Le mariage et la morale
Fondapol | 08 décembre 2014
Bertrand Russell, Le mariage et la morale, Édition Les belles lettres, 1929, 290 pages. 14,90 euros
Par Claire Poncet
En menant dans cet ouvrage une réflexion poussée et pluridisciplinaire sur la dialectique entre mariage et morale, Bertrand Russell – philosophe anglais et lauréat du prix Nobel de littérature en 1950 – dresse un portrait acide mais juste de la morale sexuelle de façon plus large. A l’aune de cette problématique surgit le rôle de la religion et de la socialisation primaire dans le rapport de chacun à la sexualité. Mélange d’analyse lucide et documentée sur l’évolution des regards moralistes sur le sexe, et de propositions concrètes, c’est ici une véritable réhabilitation de l’instinct sexuel qui est entreprise.
La morale sexuelle : éminemment culturelle
Le premier élément rappelé par l’auteur est le suivant: l’éthique sexuelle n’est ni intemporelle, ni universelle, mais découle de facteurs principalement culturels. L’hypothèse de départ est que la morale sexuelle doit viser à accroître le bonheur général, ou en tout cas ne pas le compromettre. Alors, l’évolution de la médecine par exemple, et a fortiori des méthodes de contraceptions ou encore d’hygiène et de prévention des maladies sexuellement transmissibles, entraîne dans son sillage un renouvellement de l’éthique sexuelle. Une sexualité laissant plus de place à l’assouvissement des instincts et la recherche du plaisir est par conséquent plus concevable dans une société médicalement avancée que dans les sociétés agricoles primitives, sous peine d’y voir alors les populations décimées par les épidémies.
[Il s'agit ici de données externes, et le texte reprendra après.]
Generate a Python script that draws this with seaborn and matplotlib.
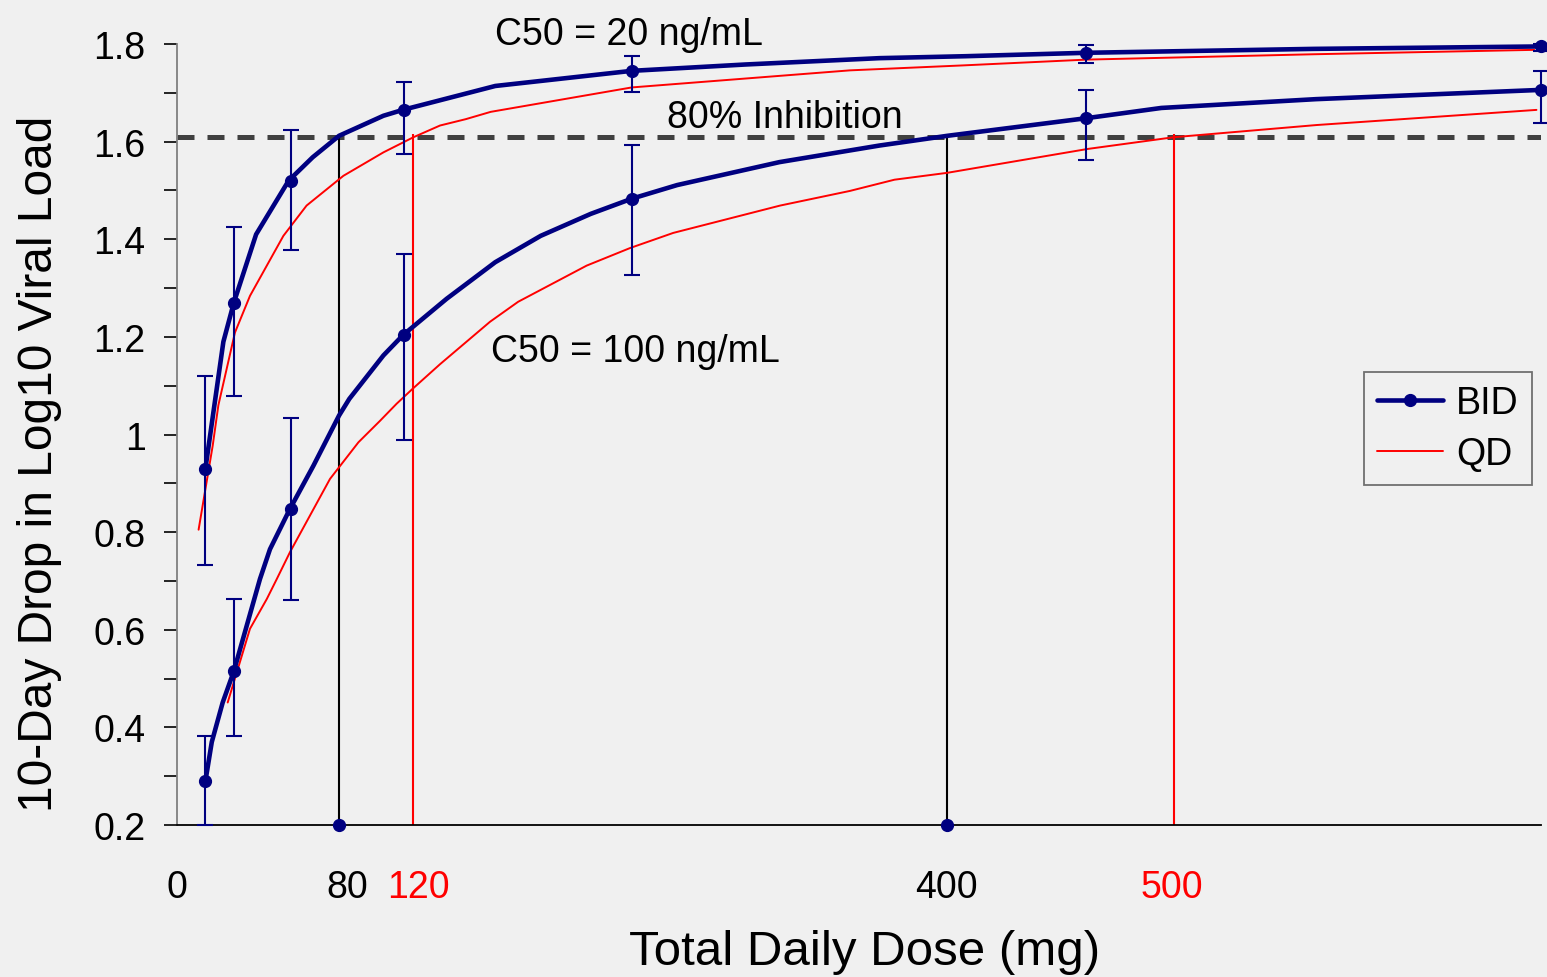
import matplotlib
matplotlib.use("Agg")
import matplotlib.pyplot as plt
import seaborn as sns
import pandas as pd
from matplotlib.lines import Line2D

# ---------------- data ----------------
# model curves (dose in mg, drop in log10 viral load)
bid_hi_dose = [12.5, 20.4, 25, 34.8, 49.1, 59.7, 71.3, 90.8, 99.3, 140, 200, 250, 309, 347, 400, 500, 600]
bid_hi_val = [0.93, 1.19, 1.27, 1.41, 1.52, 1.568, 1.612, 1.653, 1.665, 1.714, 1.745, 1.758, 1.771, 1.775, 1.782, 1.79, 1.795]

bid_lo_dose = [12.5, 15.3, 20.1, 25, 36.5, 40.9, 49.4, 60, 71.3, 75.8, 90.8, 99.5, 118.6, 140, 160, 182, 200, 220,
               265, 309, 339, 400, 433, 501, 600]
bid_lo_val = [0.29, 0.37, 0.451, 0.515, 0.704, 0.765, 0.845, 0.936, 1.039, 1.073, 1.162, 1.204, 1.278, 1.353, 1.407,
              1.452, 1.483, 1.511, 1.558, 1.592, 1.612, 1.648, 1.669, 1.687, 1.706]

qd_hi_dose = [9.5, 15.7, 18.2, 25.5, 32.1, 46.8, 57, 73.2, 90.8, 104, 115.7, 127, 138, 200, 296, 345, 400, 500, 597]
qd_hi_val = [0.805, 0.977, 1.06, 1.209, 1.284, 1.407, 1.469, 1.530, 1.578, 1.609, 1.633, 1.646, 1.661, 1.711, 1.746,
             1.756, 1.768, 1.779, 1.788]

qd_lo_dose = [22.3, 32.1, 39.5, 43.9, 49.7, 67.3, 79.8, 89.3, 96.6, 103.5, 115.7, 137.7, 150.1, 180.2, 199.3, 218.3,
              265.3, 296, 315.6, 338.7, 400.6, 438.4, 501.3, 598]
qd_lo_val = [0.451, 0.602, 0.663, 0.704, 0.759, 0.909, 0.984, 1.028, 1.063, 1.093, 1.144, 1.231, 1.272, 1.346, 1.382,
             1.413, 1.469, 1.499, 1.522, 1.536, 1.585, 1.609, 1.634, 1.665]

# observed BID points with error bars
obs_dose = [12.5, 25, 50, 100, 200, 400, 600]
obs_hi = [0.93, 1.27, 1.52, 1.665, 1.745, 1.782, 1.795]
obs_hi_low = [0.733, 1.078, 1.378, 1.575, 1.702, 1.762, 1.785]
obs_hi_up = [1.119, 1.426, 1.624, 1.722, 1.775, 1.798, 1.80]
obs_lo = [0.29, 0.515, 0.847, 1.204, 1.483, 1.648, 1.706]
obs_lo_low = [0.2, 0.382, 0.661, 0.989, 1.327, 1.562, 1.639]
obs_lo_up = [0.382, 0.664, 1.034, 1.369, 1.594, 1.706, 1.745]

inhibition_level = 1.61
bid_cross = [71.3, 338.7]     # BID doses reaching 80% inhibition
qd_cross = [104.0, 438.4]     # QD doses reaching 80% inhibition
line_top = 1.615

xtick_pos = [0, 74.8, 106, 338.6, 437.6]
xtick_labels = ["0", "80", "120", "400", "500"]
xtick_colors = ["black", "black", "red", "black", "red"]
ytick_vals = [0.2, 0.4, 0.6, 0.8, 1.0, 1.2, 1.4, 1.6, 1.8]
ytick_labels = ["0.2", "0.4", "0.6", "0.8", "1", "1.2", "1.4", "1.6", "1.8"]

# ---------------- style ----------------
BG = "#F0F0F0"
NAVY = "#000080"
sns.set_style("ticks", {"axes.facecolor": BG, "figure.facecolor": BG})
plt.rcParams["font.family"] = ["Liberation Sans", "DejaVu Sans"]
plt.rcParams["text.color"] = "black"
plt.rcParams["axes.labelcolor"] = "black"
plt.rcParams["xtick.color"] = "black"
plt.rcParams["ytick.color"] = "black"

FS = 27

fig = plt.figure(figsize=(15.47, 9.78), dpi=100)
ax = fig.add_axes([177 / 1547, 1 - 826 / 978, 1364 / 1547, 781 / 978])
ax.set_facecolor(BG)

# curves
for d, v, c, lw in [(bid_hi_dose, bid_hi_val, NAVY, 3.3), (bid_lo_dose, bid_lo_val, NAVY, 3.3),
                    (qd_hi_dose, qd_hi_val, "red", 1.4), (qd_lo_dose, qd_lo_val, "red", 1.4)]:
    df = pd.DataFrame({"dose": d, "val": v})
    sns.lineplot(data=df, x="dose", y="val", ax=ax, color=c, linewidth=lw, sort=False,
                 estimator=None, clip_on=False, zorder=4 if c == NAVY else 3)

# observed points with error bars
for m, lo, up in [(obs_hi, obs_hi_low, obs_hi_up), (obs_lo, obs_lo_low, obs_lo_up)]:
    yerr = [[a - b for a, b in zip(m, lo)], [b - a for a, b in zip(m, up)]]
    eb = ax.errorbar(obs_dose, m, yerr=yerr, fmt="o", color=NAVY, markersize=8.5, elinewidth=1.5,
                     capsize=5.5, capthick=1.5, zorder=5)
    for art in eb.lines[1] + eb.lines[2] + (eb.lines[0],):
        art.set_clip_on(False)

# 80% inhibition reference
ax.axhline(inhibition_level, color="#404040", linewidth=3.6, linestyle=(0, (3.4, 2.6)), zorder=2)
ax.vlines(bid_cross, 0.2, line_top, color="black", linewidth=1.5, zorder=2)
ax.vlines(qd_cross, 0.2, line_top, color="red", linewidth=1.5, zorder=2)
ax.plot(bid_cross, [0.2, 0.2], "o", color=NAVY, markersize=8.5, clip_on=False, zorder=6)

# annotations
ax.text(199, 1.80, "C50 = 20 ng/mL", fontsize=FS, ha="center", va="baseline")
ax.text(267.5, 1.629, "80% Inhibition", fontsize=FS, ha="center", va="baseline")
ax.text(201.5, 1.151, "C50 = 100 ng/mL", fontsize=FS, ha="center", va="baseline")

# axes
ax.set_xlim(0, 600)
ax.set_ylim(0.2, 1.8)
ax.set_yticks(ytick_vals)
ax.set_yticklabels(ytick_labels)
ax.set_yticks([v + 0.1 for v in ytick_vals[:-1]], minor=True)
ax.tick_params(axis="y", which="both", direction="out", length=9.5, width=1.2, color="black",
               labelsize=FS, pad=13)
ax.set_xticks(xtick_pos)
ax.set_xticklabels(xtick_labels)
for lab, col in zip(ax.get_xticklabels(), xtick_colors):
    lab.set_color(col)
ax.tick_params(axis="x", which="major", length=0, labelsize=FS, pad=32)
ax.set_xticks([0], minor=True)
ax.tick_params(axis="x", which="minor", direction="out", length=8, width=1.2, color="#707070")

for s in ["top", "right"]:
    ax.spines[s].set_visible(False)
ax.spines["left"].set_color("#808080")
ax.spines["left"].set_linewidth(1.3)
ax.spines["bottom"].set_color("black")
ax.spines["bottom"].set_linewidth(1.3)

ax.set_xlabel("Total Daily Dose (mg)", fontsize=35.5, va="center")
ax.xaxis.set_label_coords((865 - 177) / 1364, (826 - 953) / 781)
ax.set_ylabel("10-Day Drop in Log10 Viral Load", fontsize=34.5, va="center")
ax.yaxis.set_label_coords((40 - 177) / 1364, (826 - 464) / 781)

# legend
handles = [Line2D([0], [0], color=NAVY, linewidth=3.3, marker="o", markersize=8.5),
           Line2D([0], [0], color="red", linewidth=1.4)]
leg = ax.legend(handles, ["BID", "QD"], loc="upper left", bbox_to_anchor=((1364 - 177) / 1364, (826 - 373) / 781),
                borderaxespad=0, fontsize=FS, frameon=True, fancybox=False, handlelength=1.75,
                handletextpad=0.35, labelspacing=0.4, borderpad=0.35)
leg.get_frame().set_facecolor(BG)
leg.get_frame().set_edgecolor("#707070")
leg.get_frame().set_linewidth(1.3)
leg.get_frame().set_alpha(1)

fig.savefig("out.png", dpi=100, facecolor=BG)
Le concept mouvant de paternité & son rôle dans la l’éthique sexuelle contemporaine
Par le biais d’une approche comparatiste, et en invoquant l’étude des îles Trobriand par Malinowski, l’auteur montre que le concept de paternité n’existe pas en soi. En effet, ces indigènes méconnaissent le lien du sang unissant le père et l’enfant. Dès lors, le père voit en son fils ou sa fille l’enfant de la femme qu’il aime, et de là seulement surgit l’affection et la volonté de protection.
La conception actuelle de la paternité résulte donc de la découverte de la filiation, et a donné naissance aux sociétés dites patriarcales. Bertrand Russell nous dit « son sentiment – celui du père – pour l’enfant s’est fortifié par deux mobiles puissants : l’amour de l’autorité et le désir de résister à la mort ». Cette transition du stade matrilinéaire aux sociétés patriarcales emporte dans son sillage un nombre conséquent de mutations. Il convenait alors pour l’homme de s’assurer en effet que les enfants de sa femme soient, au demeurant, également les siens. Cela a donné naissance à un rapport de force homme – femme comme seul moyen de s’assurer de la vertu de la femme et de sa fidélité. Outre l’impossibilité de toute complicité entre les deux sexes, il convenait d’exclure les femmes du monde des affaires et du pouvoir, afin que celles-ci demeurent inoffensives. L’amour et la bienveillance entre les sexes, ainsi que l’émancipation féminine, furent sacrifiés sur l’autel de l’assurance de la légitimité des enfants.
Le poids de la religion : ascétisme et péché
Cet ouvrage aurait été bien lacunaire s’il ne s’était pas longuement penché sur le rôle joué par la religion dans les rapports contemporains des individus à la morale sexuelle. Une hypothèse étonnante, et même inédite pour le rédacteur de ce compte-rendu, est mise en lumière: la religion est pensée, et ses préceptes sont énoncés, par des hommes âgés. Or l’homme vieux a pour préoccupation de maintenir sa femme fidèle et qu’elle ne soit pas attirée et tentée par l’adultère avec d’autres hommes, plus jeunes. De là viendrait l’apologie de l’ascétisme et la condamnation des « pêchés de la chair ». On voit que la découverte de la filiation, cumulée au poids de la religion, ont concouru à la mise en concurrence de la morale et des instincts sexuels.
Si quelques thèmes de l’ouvrage ont été précédemment relevés, celui-ci en revêt de nombreux autres qui rendent sa lecture profondément enrichissante. On peut citer le chapitre 7 « Le tabou de la connaissance sexuelle » qui porte un regard acide sur la manière dont les parents éduquent leurs enfants sur les questions intimes, le chapitre 10 « La prostitution » ou encore le chapitre 17 « l’Eugénisme », mordant.